Onderzoek bij het Centraal Bureau voor Genealogie by Rob van Dries; a book about doing research at the Central Bureau of Genealogy here in the Netherlands, the first stop any genealogist should make after exhausting the resources they already have at home.

Op zoek naar een biografisch portret in het verleden by Kees van der Wiel; a book about finding material to write a biography about someone.

Oud schrift; several parts that teach you how to read old writing.

Repertorium DTB by W. Wijnaendts van Resandt; a book that gives a global view of the available primary records from before 1811.

Verre verwanten by Rob van Drie; a book that gives possible sources to find information about certain aspects of your ancestors lives, like school, health, and professions.

And some general how-to guides to genealogy in the Netherlands

Gids voor genealogisch onderzoek in Nederland by P.W. van Wissing

Gids voor stamboomonderzoek by Roelof Vennik; my personal favorite and one that’s on my wish-list for my personal library

Maak uw eigen stamboom by Gerard van de Nes

Handleiding voor genealogisch onderzoek in Nederland by J.C. Okkema

Het stambomenboek by Els W.A. Elenbaas

De stamboom en geschiedenis van uw familie by Henri Vannoppen

Stamboomonderzoek voor beginners by Rob van Drie


  1. Which version of our book 'Internet bij stamboomonderzoek' do you have? Most of the information in the 2006 version is still valid, although there are some great new websites we would like to add in a new version. There are no definite plans for that yet, but we're thinking about it.

  2. You have really looked hard at the resource section. I admire that. I myself am really shallow. I just look for my ancestors. I should give some time to this area.

  3. Thank you for participating in the "52 Weeks to Better Genealogy" challenge. I hope you find it fun and useful. I look forward to reading more if your posts.

  4. @ Yvette: I don't know for sure which version it is they have in the library, but I know for certain it's not the 2006 version because I remember borrowing it after a internet genealogy course I did in 2004.
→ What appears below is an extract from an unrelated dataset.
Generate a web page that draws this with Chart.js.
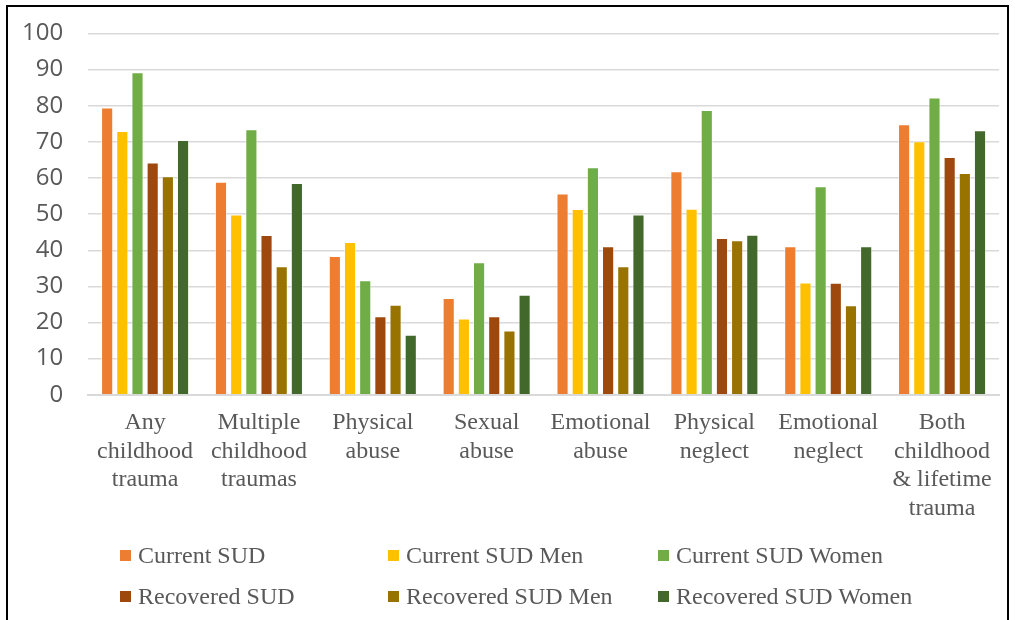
<!DOCTYPE html>
<html>
<head>
<meta charset="utf-8">
<script src="https://cdn.jsdelivr.net/npm/chart.js@4.4.1/dist/chart.umd.min.js"></script>
<style>
  body { margin: 0; background: #fff; width: 1015px; height: 620px; overflow: hidden; position: relative; }
  #frame { position: absolute; left: 6px; top: 5px; width: 999px; height: 640px;
           border: 2px solid #000; }
  #grafico { position: absolute; left: -4px; top: -3px; }
  #legenda { position: absolute; left: 120px; top: 541px; display: grid;
             grid-template-columns: 268px 270px 270px; row-gap: 12px;
             font-family: "Liberation Serif", "Times New Roman", serif; font-size: 24px; color: #595959; }
  .item { display: flex; align-items: center; height: 29px; white-space: nowrap; }
  .caixa { width: 11px; height: 11px; margin-right: 7px; flex: none; }
</style>
</head>
<body>
<div id="frame"></div>
<canvas id="grafico" width="1019" height="548"></canvas>
<div id="legenda"></div>
<script>
const categorias = [
  ['Any', 'childhood', 'trauma'],
  ['Multiple', 'childhood', 'traumas'],
  ['Physical', 'abuse'],
  ['Sexual', 'abuse'],
  ['Emotional', 'abuse'],
  ['Physical', 'neglect'],
  ['Emotional', 'neglect'],
  ['Both', 'childhood', '& lifetime', 'trauma']
];

const nomes = ['Current SUD', 'Current SUD Men', 'Current SUD Women',
               'Recovered SUD', 'Recovered SUD Men', 'Recovered SUD Women'];

const currentSUD        = [79.5, 59.0, 38.4, 26.8, 55.7, 61.9, 41.1, 74.9];
const currentSUDMen     = [73.0, 49.9, 42.3, 21.1, 51.4, 51.5, 31.1, 70.2];
const currentSUDWomen   = [89.3, 73.5, 31.7, 36.7, 63.0, 78.8, 57.7, 82.3];
const recoveredSUD      = [64.3, 44.2, 21.7, 21.7, 41.1, 43.4, 31.0, 65.8];
const recoveredSUDMen   = [60.5, 35.6, 24.9, 17.8, 35.6, 42.8, 24.8, 61.4];
const recoveredSUDWomen = [70.5, 58.6, 16.6, 27.7, 49.9, 44.3, 41.1, 73.2];

const cores = ['#ED7D31', '#FFC000', '#70AD47', '#9E480E', '#997300', '#43682B'];

const valores = [currentSUD, currentSUDMen, currentSUDWomen,
                 recoveredSUD, recoveredSUDMen, recoveredSUDWomen];

let datasets = [];
for (let i = 0; i < nomes.length; i++) {
    datasets.push({
        label: nomes[i],
        data: valores[i],
        backgroundColor: cores[i],
        borderColor: 'rgba(255,255,255,0.55)',
        borderWidth: 1,
        categoryPercentage: 0.8,
        barPercentage: 0.8
    });
}

const config = {
    type: 'bar',
    data: { labels: categorias, datasets: datasets },
    options: {
        responsive: false,
        animation: false,
        layout: { padding: { top: 20, left: 1, right: 16, bottom: 8 } },
        plugins: {
            legend: { display: false },
            tooltip: { enabled: false }
        },
        scales: {
            x: {
                grid: { display: false, drawTicks: false },
                border: { display: true, color: '#d9d9d9', width: 2 },
                ticks: {
                    color: '#595959',
                    padding: 14,
                    maxRotation: 0,
                    autoSkip: false,
                    font: { family: '"Liberation Serif", "Times New Roman", serif', size: 24, lineHeight: 1.19 }
                }
            },
            y: {
                min: 0,
                max: 100,
                grid: { color: '#d9d9d9', lineWidth: 1.5, drawTicks: false },
                border: { display: false },
                ticks: {
                    stepSize: 10,
                    color: '#595959',
                    padding: 25,
                    font: { family: '"Open Sans", sans-serif', size: 24, lineHeight: 0.96 }
                }
            }
        }
    }
};

const myChart = new Chart(document.getElementById('grafico'), config);

// legenda em grade, 3 colunas
let legenda = document.getElementById('legenda');
myChart.data.datasets.forEach(function (ds) {
    let item = document.createElement('div');
    item.className = 'item';
    let caixa = document.createElement('span');
    caixa.className = 'caixa';
    caixa.style.backgroundColor = ds.backgroundColor;
    item.appendChild(caixa);
    item.appendChild(document.createTextNode(ds.label));
    legenda.appendChild(item);
});
</script>
</body>
</html>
    @ hummer: I used to look for just my ancestors too, until I found some really, really intersting information (by accident!) on several related people who weren't my direct ancestors, but had ties to them. That caused me to open my eyes to the wider picture.

    @ Amy: I really liked this challenge and I'm looking forward tot the next 51!

  5. @J.M. Then it must be the 2002 version. We have taken care to focus on the methods instead of the particular websites so most of the information there is still correct.

    However, the 2002 version is aimed more at genealogists who are new to the internet, which is a rare breed nowadays. In 2006 we shifted the focus to both new and experienced genealogists who are already familiar with using the internet but not necessarily with using the internet for genealogical research. We've changed the entire setup of the book so it more closely follows the logical steps in the genealogical process.